Qual filme você considera um retrato do Brasil hoje? Me fala um pouco dele.

 Eu curto tantos diretores e tantos filmes que estou com extrema dificuldade em responder essa pergunta. Eduardo Coutinho pra mim é aquele ser pra ser eternamente enaltecido, ele fez sozinho uma escola do documentário no Brasil. Seus filmes são de uma simplicidade, mas que tocam muito quem participa e quem assiste. Karin Ainouz também sempre sensível e poético, mas como preciso escolher um dentre um mar de opções, vou considerar “Boi Neon”, de Gabriel Mascaro como esse representante do cinema brasileiro contemporâneo.

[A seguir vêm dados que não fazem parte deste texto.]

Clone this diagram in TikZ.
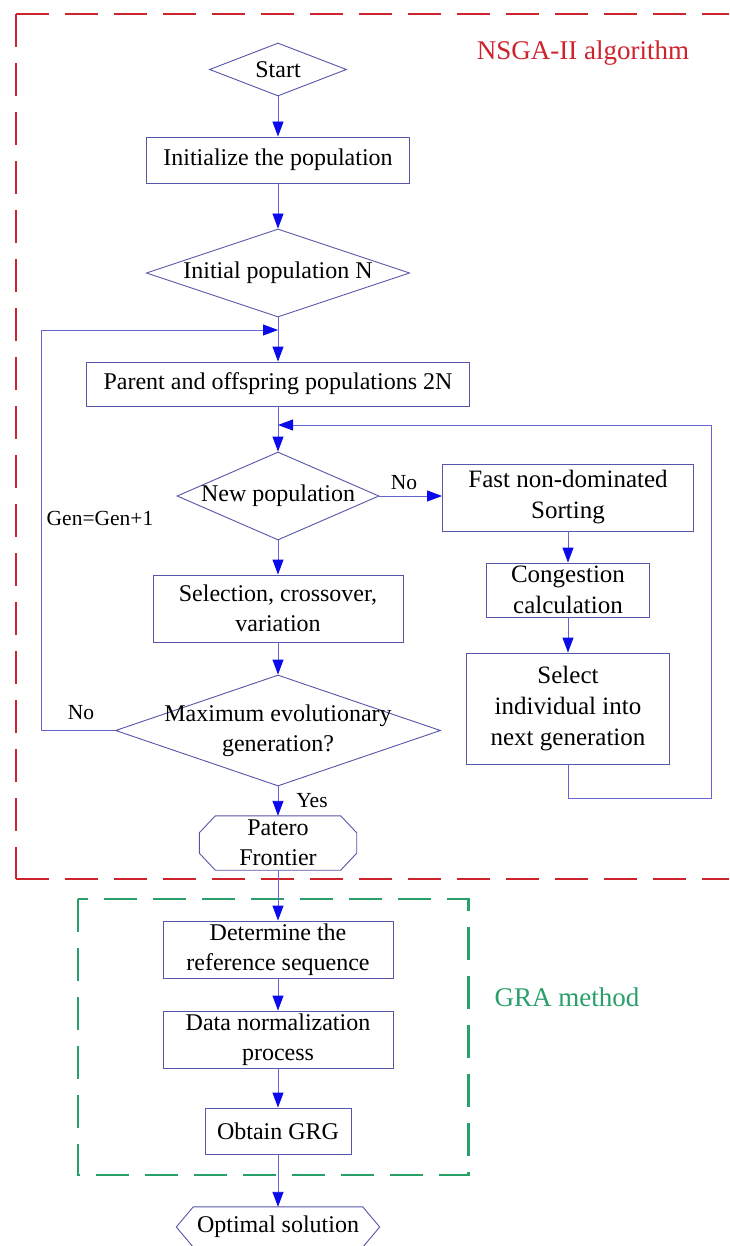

Amanhã pode ser que eu eleja outro, mas um filme que perpassa a noção de identidade do sertão e cria uma nova ideia, onde o cabra-macho nas horas vagas sonha em ser estilista, e aquela figura centralizadora de chapéu na cabeça e espingarda na mão, como era retratado anteriormente, me enche o coração. Não só por conta dessa desconstrução, mas por toda sutileza que o Mascaro consegue levar para essa mudança radical de uma identidade tão forte do Nordeste.